On Tuesday, July 21, 2020 between 21:36 and 22:40 EDT, and again on Wednesday, July 22, 2020 between 16:41 and 17:10 EDT, for an aggregate of 93 minutes, many Squarespace websites were unavailable. During these incidents, we were able to serve approximately 45% of requests from our cache system. Site visitors saw slow loads or “Service/Unavailable” errors and were unable to use our Commerce platform. Site editing was also unavailable during this time.
The root cause was a persistent spike in anomalous traffic, which did not trigger our mitigation system and bypassed our cache. This traffic caused a large number of intensive database queries to our primary database. In turn, this significantly increased the latency of queries, which eventually overwhelmed our application servers.
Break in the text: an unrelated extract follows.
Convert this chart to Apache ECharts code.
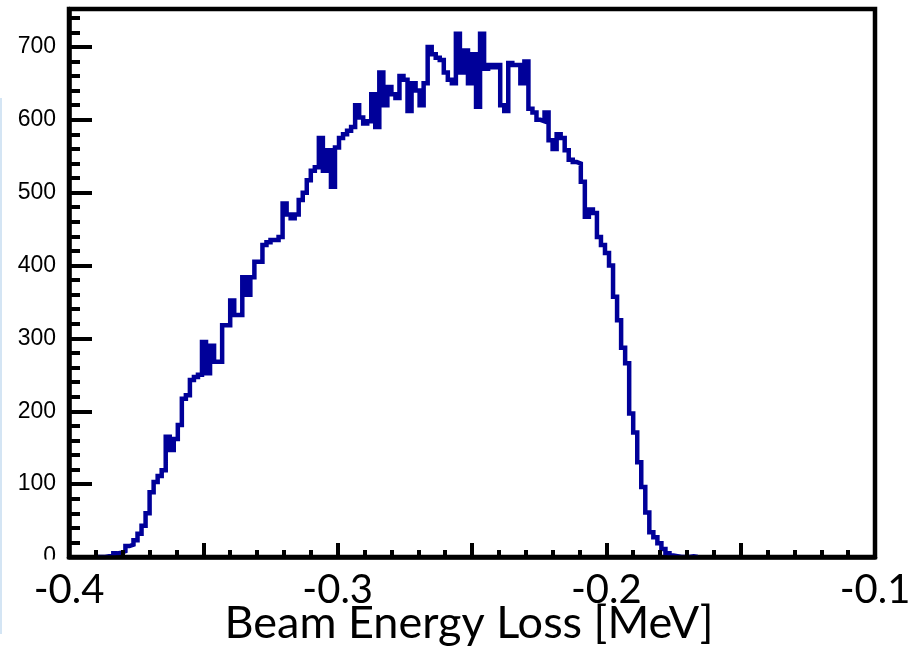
<!DOCTYPE html>
<html>
<head>
<meta charset="utf-8">
<script src="https://cdn.jsdelivr.net/npm/echarts@6/dist/echarts.min.js"></script>
<style>html,body{margin:0;padding:0;background:#fff;}#c{width:910px;height:648px;}</style>
</head>
<body>
<div id="c"></div>
<script>
// Histogram: bin low edge, bin width (MeV)
var binLow = -0.4;
var binWidth = 0.0015;
// Counts per bin (200 bins from -0.4 to -0.1)
var counts = [
  0,0,0,0,0,0,0,0,0,1,
  2,5,6,8,15,17,23,32,43,60,
  89,103,111,119,165,147,162,181,217,222,
  243,247,250,295,252,290,268,268,318,318,
  352,332,332,384,360,384,405,405,428,432,
  435,435,439,485,470,465,470,490,500,517,
  530,535,575,530,558,508,562,575,580,585,
  590,620,603,595,598,635,590,665,620,645,
  635,630,660,655,612,650,640,620,650,700,
  690,685,682,665,655,650,718,665,695,650,
  690,618,718,670,675,672,675,620,612,678,
  675,675,650,680,615,610,600,598,610,572,
  560,580,575,558,545,542,540,515,467,477,
  472,439,428,417,400,357,325,287,266,197,
  171,130,96,61,34,27,19,11,5,2,
  1,0,0,0,1,0,0,0,0,0,
  0,0,0,0,0,0,0,0,0,0,
  0,0,0,0,0,0,0,0,0,0,
  0,0,0,0,0,0,0,0,0,0,
  0,0,0,0,0,0,0,0,0,0
];
var xTickLabels = [-0.4, -0.3, -0.2, -0.1];
var yTickLabels = [0, 100, 200, 300, 400, 500, 600, 700];
var xTitle = 'Beam Energy Loss [MeV]';

// step outline: only the populated range (empty bins lie under the frame)
var first = 0, last = counts.length - 1;
while (first < counts.length && counts[first] === 0) first++;
while (last > 0 && counts[last] === 0) last--;
first = Math.max(0, first - 2); last = Math.min(counts.length - 1, last + 1);
var stepData = [];
for (var i = first; i <= last; i++) {
  stepData.push([binLow + i * binWidth, counts[i]]);
}
stepData.push([binLow + (last + 1) * binWidth, counts[last]]);

function near(v, list, eps) {
  for (var j = 0; j < list.length; j++) if (Math.abs(v - list[j]) < eps) return list[j];
  return null;
}

var chart = echarts.init(document.getElementById('c'), null, {renderer: 'canvas'});
chart.setOption({
  animation: false,
  backgroundColor: '#fff',
  grid: {left: 69, right: 35, top: 9, bottom: 91, containLabel: false, outerBoundsMode: 'none',
         show: true, borderColor: '#000', borderWidth: 4.5, backgroundColor: 'transparent'},
  xAxis: [{
    type: 'value', min: -0.4, max: -0.1, interval: 0.05, position: 'bottom', z: 5,
    axisLine: {show: true, onZero: false, lineStyle: {color: '#000', width: 4.5}},
    axisTick: {show: true, inside: true, length: 14, lineStyle: {color: '#000', width: 4}},
    minorTick: {show: true, splitNumber: 5, length: 7, lineStyle: {color: '#000', width: 4}},
    splitLine: {show: false}, minorSplitLine: {show: false},
    axisLabel: {
      margin: 13, color: '#000', fontFamily: 'Lato', fontSize: 40,
      formatter: function (v) { var n = near(v, xTickLabels, 1e-6); return n === null ? '' : n.toFixed(1); }
    },
    name: xTitle, nameLocation: 'middle', nameGap: 44, nameMoveOverlap: false,
    nameTextStyle: {color: '#000', fontFamily: 'Lato', fontSize: 45, padding: [0, 6, 0, 0]}
  }],
  yAxis: [{
    type: 'value', min: 0, max: 752, interval: 100, position: 'left', z: 5,
    axisLine: {show: true, onZero: false, lineStyle: {color: '#000', width: 4.5}},
    axisTick: {show: true, inside: true, length: 23, lineStyle: {color: '#000', width: 4}},
    splitLine: {show: false},
    axisLabel: {
      margin: 13, color: '#000', fontFamily: 'Liberation Sans', fontSize: 23,
      formatter: function (v) { var n = near(v, yTickLabels, 1e-6); return n === null ? '' : String(n); }
    }
  }, {
    type: 'value', min: 0, max: 752, interval: 20, position: 'left', z: 4,
    axisLine: {show: false},
    axisTick: {show: true, inside: true, length: 11, lineStyle: {color: '#000', width: 4}},
    splitLine: {show: false},
    axisLabel: {show: false}
  }],
  series: [{
    type: 'line', step: 'end', data: stepData, showSymbol: false, symbol: 'none', z: 2,
    xAxisIndex: 0, yAxisIndex: 0,
    lineStyle: {color: '#000099', width: 4.5, join: 'miter', cap: 'butt'}
  }],
  graphic: [
    {type: 'rect', shape: {x: 0, y: 559.5, width: 62, height: 11}, style: {fill: '#fff'}, z: 100},
    {type: 'line', shape: {x1: 1, y1: 98, x2: 1, y2: 634}, style: {stroke: '#d4e5f4', lineWidth: 2}, z: 100}
  ]
});
</script>
</body>
</html>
During the first incident, actions taken at 21:54 EDT resolved database latency, which allowed most of the application servers to partially recover and properly serve some requests. We then disabled a background maintenance job running on the database at 22:32 EDT, and traffic fully recovered at 22:40 EDT.
On Wednesday morning, we held an internal retrospective to understand fully what happened. We eliminated the background database job as the cause of the instability. We identified the abnormal traffic and discussed what preventative actions we would need to take. Unfortunately, a similar event occurred that day. We quickly blocked the anomalous traffic and restored service. Simultaneously, we identified and corrected this defect in our system.
Our team has prioritized improvements to the detection and mitigation of similar issues. Additionally, we have scheduled improvements to our caching.
We deeply apologize for these incidents. It is of the utmost importance to us that Squarespace sites be up and available. Thank you for your patience.